------ Data extract

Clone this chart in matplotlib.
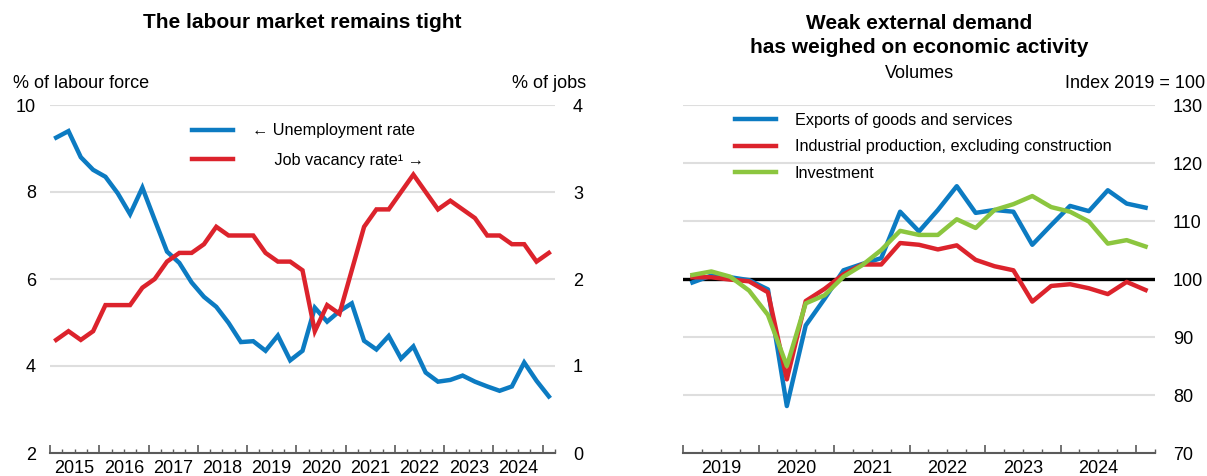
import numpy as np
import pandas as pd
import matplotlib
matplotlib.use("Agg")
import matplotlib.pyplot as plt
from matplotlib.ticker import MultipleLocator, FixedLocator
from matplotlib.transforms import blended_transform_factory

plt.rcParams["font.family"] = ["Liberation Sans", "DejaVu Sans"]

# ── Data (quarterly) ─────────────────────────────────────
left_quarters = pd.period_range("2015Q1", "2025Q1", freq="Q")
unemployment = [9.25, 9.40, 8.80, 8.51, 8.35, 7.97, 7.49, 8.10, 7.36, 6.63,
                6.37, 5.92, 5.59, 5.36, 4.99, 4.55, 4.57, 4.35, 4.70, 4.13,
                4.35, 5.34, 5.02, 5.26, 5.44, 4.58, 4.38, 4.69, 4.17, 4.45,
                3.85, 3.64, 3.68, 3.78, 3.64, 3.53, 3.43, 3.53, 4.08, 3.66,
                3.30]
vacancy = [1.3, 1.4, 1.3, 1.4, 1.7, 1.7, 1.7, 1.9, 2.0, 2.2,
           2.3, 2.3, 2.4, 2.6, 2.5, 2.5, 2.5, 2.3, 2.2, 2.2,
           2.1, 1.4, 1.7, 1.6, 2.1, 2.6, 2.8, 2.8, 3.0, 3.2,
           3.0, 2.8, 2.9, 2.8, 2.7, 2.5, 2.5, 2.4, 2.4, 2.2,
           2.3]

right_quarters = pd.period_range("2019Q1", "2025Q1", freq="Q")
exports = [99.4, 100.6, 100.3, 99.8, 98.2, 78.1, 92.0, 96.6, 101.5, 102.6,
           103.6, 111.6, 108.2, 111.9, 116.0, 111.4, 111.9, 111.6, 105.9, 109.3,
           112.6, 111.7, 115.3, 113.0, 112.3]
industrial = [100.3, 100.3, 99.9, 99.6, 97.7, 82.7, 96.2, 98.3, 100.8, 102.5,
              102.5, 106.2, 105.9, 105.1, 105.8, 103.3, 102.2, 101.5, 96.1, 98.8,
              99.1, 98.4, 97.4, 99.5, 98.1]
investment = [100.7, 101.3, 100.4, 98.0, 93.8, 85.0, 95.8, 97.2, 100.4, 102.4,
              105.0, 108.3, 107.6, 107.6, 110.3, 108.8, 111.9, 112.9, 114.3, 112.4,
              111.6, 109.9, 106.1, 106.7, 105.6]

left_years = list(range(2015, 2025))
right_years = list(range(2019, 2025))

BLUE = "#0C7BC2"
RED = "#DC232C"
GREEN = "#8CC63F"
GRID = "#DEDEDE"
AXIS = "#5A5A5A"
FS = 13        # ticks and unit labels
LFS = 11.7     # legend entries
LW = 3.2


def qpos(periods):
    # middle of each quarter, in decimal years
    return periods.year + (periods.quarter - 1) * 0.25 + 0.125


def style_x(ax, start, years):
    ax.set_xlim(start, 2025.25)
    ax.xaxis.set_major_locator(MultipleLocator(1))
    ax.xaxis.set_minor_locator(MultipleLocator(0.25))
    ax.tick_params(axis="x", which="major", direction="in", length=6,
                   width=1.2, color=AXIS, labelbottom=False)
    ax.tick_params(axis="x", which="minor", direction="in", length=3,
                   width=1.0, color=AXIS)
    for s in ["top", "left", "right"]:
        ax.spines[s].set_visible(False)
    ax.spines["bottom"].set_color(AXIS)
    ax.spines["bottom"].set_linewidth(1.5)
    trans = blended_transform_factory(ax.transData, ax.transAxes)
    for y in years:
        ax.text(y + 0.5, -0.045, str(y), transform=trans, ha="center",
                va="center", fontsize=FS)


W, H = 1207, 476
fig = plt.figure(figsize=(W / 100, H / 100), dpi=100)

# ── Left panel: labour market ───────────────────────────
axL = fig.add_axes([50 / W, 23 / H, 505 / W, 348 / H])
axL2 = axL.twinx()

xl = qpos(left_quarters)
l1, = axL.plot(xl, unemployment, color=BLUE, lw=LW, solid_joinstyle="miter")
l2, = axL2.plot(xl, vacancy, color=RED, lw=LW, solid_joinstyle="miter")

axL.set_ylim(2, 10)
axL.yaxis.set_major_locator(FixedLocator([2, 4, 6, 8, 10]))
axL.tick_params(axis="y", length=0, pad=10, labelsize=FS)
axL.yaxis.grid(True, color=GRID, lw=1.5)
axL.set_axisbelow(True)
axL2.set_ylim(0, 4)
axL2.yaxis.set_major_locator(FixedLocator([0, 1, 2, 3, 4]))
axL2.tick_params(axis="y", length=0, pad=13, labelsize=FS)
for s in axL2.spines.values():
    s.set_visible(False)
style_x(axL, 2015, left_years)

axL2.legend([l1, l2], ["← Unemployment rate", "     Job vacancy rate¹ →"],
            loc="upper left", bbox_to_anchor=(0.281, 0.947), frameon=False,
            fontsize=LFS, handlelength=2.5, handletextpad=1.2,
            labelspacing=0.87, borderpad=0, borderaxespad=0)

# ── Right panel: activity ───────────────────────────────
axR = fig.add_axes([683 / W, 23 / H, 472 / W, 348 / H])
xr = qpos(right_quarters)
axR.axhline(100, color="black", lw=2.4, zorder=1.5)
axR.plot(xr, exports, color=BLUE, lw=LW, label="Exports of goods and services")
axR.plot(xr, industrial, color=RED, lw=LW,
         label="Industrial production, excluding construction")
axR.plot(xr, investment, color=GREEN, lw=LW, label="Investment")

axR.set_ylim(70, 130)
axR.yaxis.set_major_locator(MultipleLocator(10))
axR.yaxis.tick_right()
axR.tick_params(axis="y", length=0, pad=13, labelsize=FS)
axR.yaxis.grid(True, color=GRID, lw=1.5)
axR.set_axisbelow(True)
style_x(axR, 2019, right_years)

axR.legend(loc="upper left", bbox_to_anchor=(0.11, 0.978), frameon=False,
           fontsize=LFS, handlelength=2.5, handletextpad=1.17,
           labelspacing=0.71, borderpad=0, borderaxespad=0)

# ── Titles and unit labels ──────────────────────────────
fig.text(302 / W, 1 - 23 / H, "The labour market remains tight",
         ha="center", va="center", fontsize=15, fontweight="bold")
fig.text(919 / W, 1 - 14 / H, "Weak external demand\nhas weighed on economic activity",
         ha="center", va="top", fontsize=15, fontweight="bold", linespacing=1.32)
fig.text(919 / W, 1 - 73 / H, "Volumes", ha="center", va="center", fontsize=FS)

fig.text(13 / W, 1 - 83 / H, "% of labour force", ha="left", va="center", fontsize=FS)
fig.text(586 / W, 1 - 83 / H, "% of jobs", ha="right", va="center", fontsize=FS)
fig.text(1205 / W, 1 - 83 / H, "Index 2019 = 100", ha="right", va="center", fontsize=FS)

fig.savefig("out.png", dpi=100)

------------

§ Directions for this task:
Copy exactly the lines running from the beginning of the listing through the line that has "from matplotlib.transforms import". Drop the pictures.

§ Solution for this problem:
Clone this chart in matplotlib.
import numpy as np
import pandas as pd
import matplotlib
matplotlib.use("Agg")
import matplotlib.pyplot as plt
from matplotlib.ticker import MultipleLocator, FixedLocator
from matplotlib.transforms import blended_transform_factory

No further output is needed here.